Regardless of the district court’s determination of this question on remand, no resentencing was
necessary. If Moore prevailed on remand, he would be entitled to withdrawal of the guilty plea,
and if he did not prevail, the original judgment and sentence would remain in effect. The district
court’s use of the parlance “impose” at the remand proceeding was inaccurate and ill-advised
because Moore’s sentence had been imposed before the first appeal. In any event, the district
court did not purport to resentence Moore but, instead, stated an intent to reiterate the original
sentence. Based on the district court’s comments at the hearing, the only reason the court
entered an amended judgment was to create a filed decision from which Moore could again
appeal. 2
Thus, the district court had no intent to make a substantive change to the sentence
already in place. The mistake that the court made was in describing that extant sentence as “one
year fixed, four years indeterminate for five years” as opposed to the actual sentence of one year
fixed followed by five years indeterminate for a unified sentence of six years. The correction
made in the second amended judgment was to effectuate the court’s intent as stated on the record
at the remand hearing. The district court possessed authority to make this correction under
I.C.R. 36. Therefore, the district court did not err in correcting the amended judgment through
entry of the second amended judgment.
The second amended judgment of conviction is affirmed.

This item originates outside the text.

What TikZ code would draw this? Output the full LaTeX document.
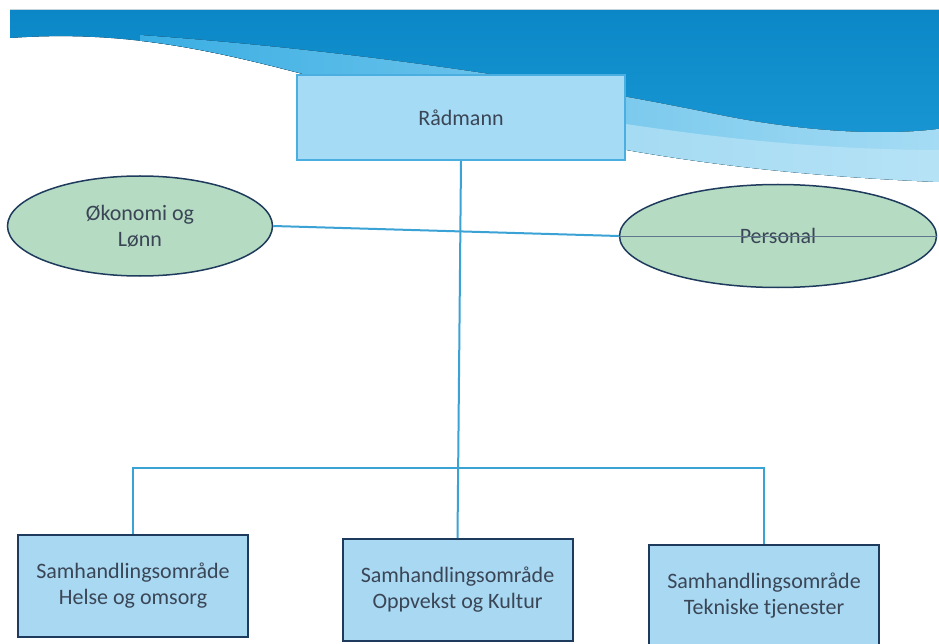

Judge GUTIERREZ and Judge MELANSON CONCUR.
2
While this may have been a way to accomplish what the district court sought to do, see
State v. Payan, 128 Idaho 866, 867, 920 P.2d 82, 83 (Ct. App. 1996), the better method would
have been for the district court to enter an order denying Moore’s motion to withdraw his plea.
Such an order would have been appealable as an “order made after judgment affecting the
substantial rights of the defendant.” Idaho Appellate Rule 11(c)(9).